If you change behavior, then rename

  • This is wrong. First, naming is hard. Finding good recognizable name for a package is hard enough, if each BC break would require a new one, we'd drown in names. Second, behavior breaks are not total. If RoR or ElasticSearch releases a new version with BC break, they do not stop being essentially the same package just with somewhat different behavior. Most of the knowledge you had about it is still relevant. Some pieces are broken, but not the whole concept. New name requires throwing out the whole concept and building a new one, essentially. It is not good for incremental gradual change.

Using latest

  • I work primarily in the enterprise Java world and I'd never just blindly compile in a dependency of LATEST and keep my fingers crossed. Any version bumps in my POM dependencies block are intentional. The transitive dependencies are hard enough to deal with already without having to worry if my dependent binary footprint changed significantly from the last build

You can't trust semantic versioning

  • Semantic versioning only "doesn't really work" because this is ascribing too much responsibility to it.

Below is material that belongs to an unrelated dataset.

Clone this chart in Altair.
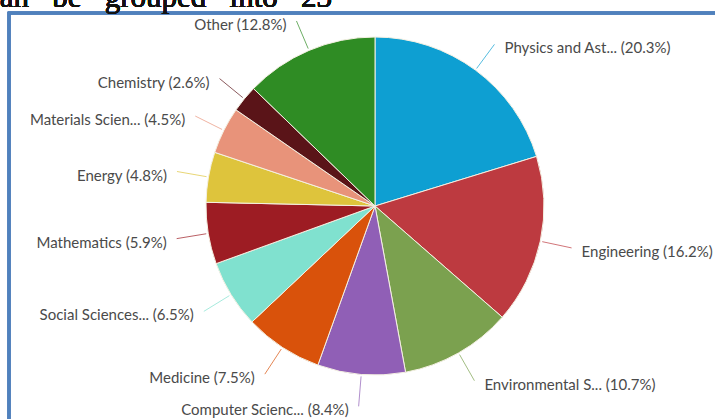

    • Semver is a social protocol designed to assist in solving--but by no means completely solve--the technical problem of how to resolve dependency versioning.

    • It only gives us the barest protocol to allow us to begin describing the problem, and permits us to attempt to build technical solutions on top of it.

    • Nobody's pretending it's perfect, but if anyone has a better solution, feel free to propose it.

  • "You can never be certain the maintainer follows semver".

    • That's a bad argument. You can also never be certain any third-party code works at all, or did not change without changing versions, or does not have subtle bugs that surface only in your particular use case, etc.

    • If you dismiss the whole concept of versioning on the basis that somebody could fail to follow it correctly, then you wouldn't be able to use any third-party dependencies at all.

  • I agree with Rich Hickey that "semver" is an epic failure.

    • He even uses package managers as an example in a talk, saying, what if you had to worry about what "version" of Maven central you were using?

    • Well, that's exactly what npm did (only in the client). How did I stumble onto this point? Because it broke the very first CI build I deployed to GitLab. Worked locally with Rollup 0.50.0, but Rollup 0.50.1 (which the CI used, because caret) introduced a regression that happened to break my package. So yeah, npm's default is not appropriate for CI. It assumes that patch updates are non-breaking, and we all know that they're not.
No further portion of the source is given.